A pergunta que me interessa na história é: o quanto de Leda carrego em mim? O quanto esse incômodo que me acompanhou durante toda a leitura diz respeito ao julgamento por essa mulher distante, autocentrada e egocêntrica, e o quanto é justamente pelas partes de egoísmo que enxergo do mesmo jeito em mim? Em certo momento, Leda admite: “Eu estava cheia de mim mesma. Eu, eu, eu: isso é o que sou, isso é o que sei fazer, isso é o que devo fazer.” E é admirável essa vontade da personagem de se priorizar. Esse cansaço com as demandas externas, em atender aos egoísmos dos outros. Por que quando Gianni se prioriza e foca em seu trabalho é uma ambição corajosa? E com Leda se trata de um impulso egoísta?

Quando ela analisa os homens, demonstra compreensão, através do não julgamento. Na ausência do pai, que mal aparece em seus pensamentos, o personagem invisível é, portanto, livre. Enquanto é sua mãe a dona de suas reclamações, o alvo do seu ódio, por quem ela não aparenta sentir saudade nem remorso. O problema de Leda não está em priorizar a si. O problema está em fugir de si. É a não aceitação de quem se é, que causa os momentos repetidos, o mesmo padrão de erros que são, na verdade, a oportunidade da vida, dizendo: chegou o momento de aprender. Sua mãe não era tão ruim assim. Nem é tão ruim assim ser você mesma.

É justamente por reprovar tanto Nápoles, com suas famílias de gestos exagerados e pouca cultura, com suas mulheres iguais a Rosalia, e um dialeto matuto, que sua própria história a persegue. Enquanto Leda continua recusando seu passado, ela continua se comparando com mulheres como Nina, apenas pra concluir que Nina também tem seus erros e inseguranças. Ninguém está imune às próprias sombras. Quem vê de fora, consegue entender o modo como ela tenta deter Nina de cometer os mesmos erros infantis do seu passado. Ela tenta arrancar de Nina a esperança de encontrar na aventura, a satisfação que não encontra na vida cotidiana. Como a mesma disse, quando estava grávida de Marta: “parecia que não havia prosa, verso, figura de linguagem, frase musical, sequência de filme ou cor capaz de domesticar a fera sombria que eu carregava no ventre”.

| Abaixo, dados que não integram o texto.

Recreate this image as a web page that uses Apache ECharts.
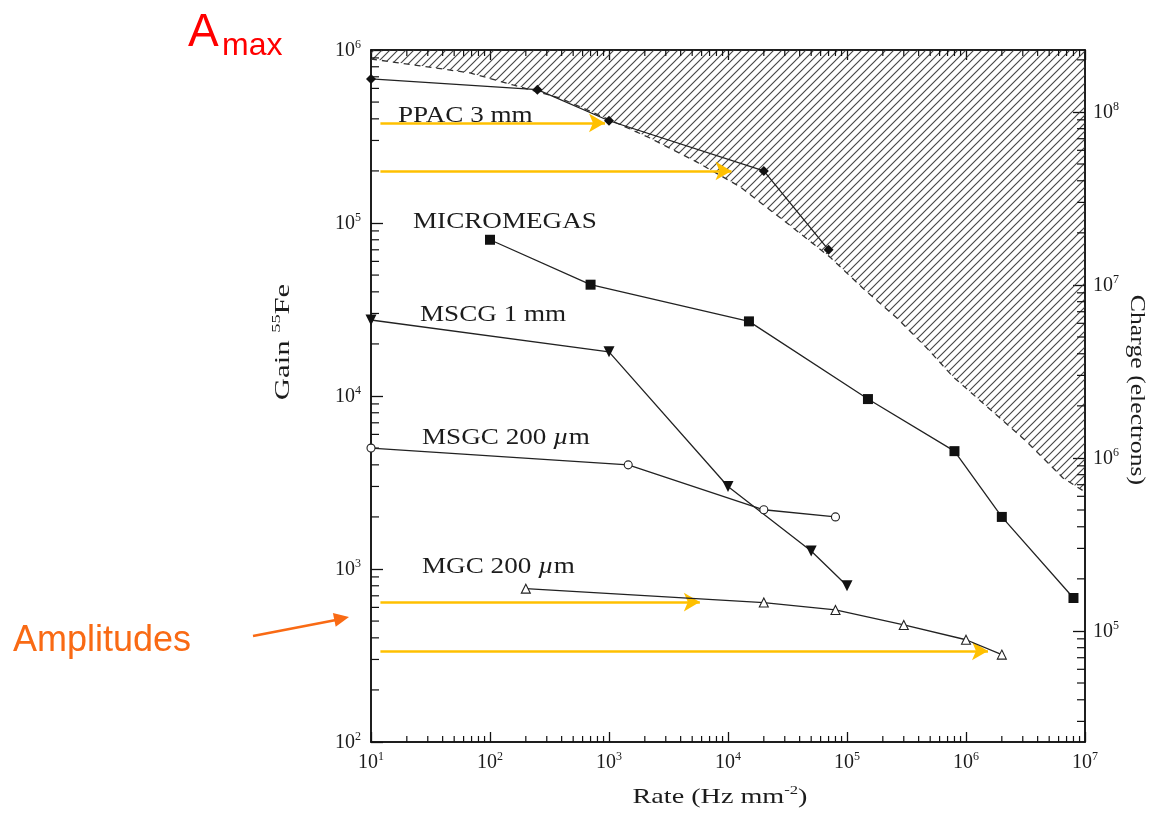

“Uma mãe não é nada além de uma filha que brinca.”

Isso porque a beleza da realidade, com suas cores e poesias, só aparece de fato quando se aceita a realidade pelo que ela é também de imperfeita. Com suas minhocas escondidas no ventre, as pinhas que nos atingem nas costas, as comparações, traições e renúncias. Outro dia, vi um meme que dizia que a bibliografia de Elena Ferrante é sobre personagens que sempre se comparam com mulheres mais bonitas. Seja a amiga de infância mais bonita, a tia inteligente e mais bonita, a mulher desconhecida na beira da praia ou qualquer outra, exceto nós e as que nos lembram de nós, são sempre mais bonitas e melhores.

Tenho certeza que a identificação com essa ideia é socialmente construída: desde que nascemos, fomos ensinadas a competir. Elena Ferrante entende essa disputa e escancara que, nessa comparação, todas saímos perdendo e nos sentindo inferiores. Leda se compara com Nina, a achando melhor mãe e mais bonita. Mas Nina se compara com Leda e sente exatamente a mesma coisa: Leda sim é livre e independente. Lê e escreve o dia todo e, portanto, sabe das coisas.

Afinal estamos todas construindo essas projeções sobre felicidades, achando que os outros sim têm o que nos falta. E logo nos apressamos em ter filhos para buscar o tal amor incondicional, ou amar desesperadamente o professor universitário que, esse sim, vai nos preencher, ou largar tudo e tentar a vida no Canadá, ou seja lá qual gesto impensado da vez, apenas para tempos depois, perceber que bom mesmo era descascar frutas e fazer serpentes na mesa da cozinha velha, e então parar o que estiver fazendo e voltar para dentro de si. Não para os outros nem pelos outros, mas por um amor desinteressado e profundo nutrido por nós mesmas.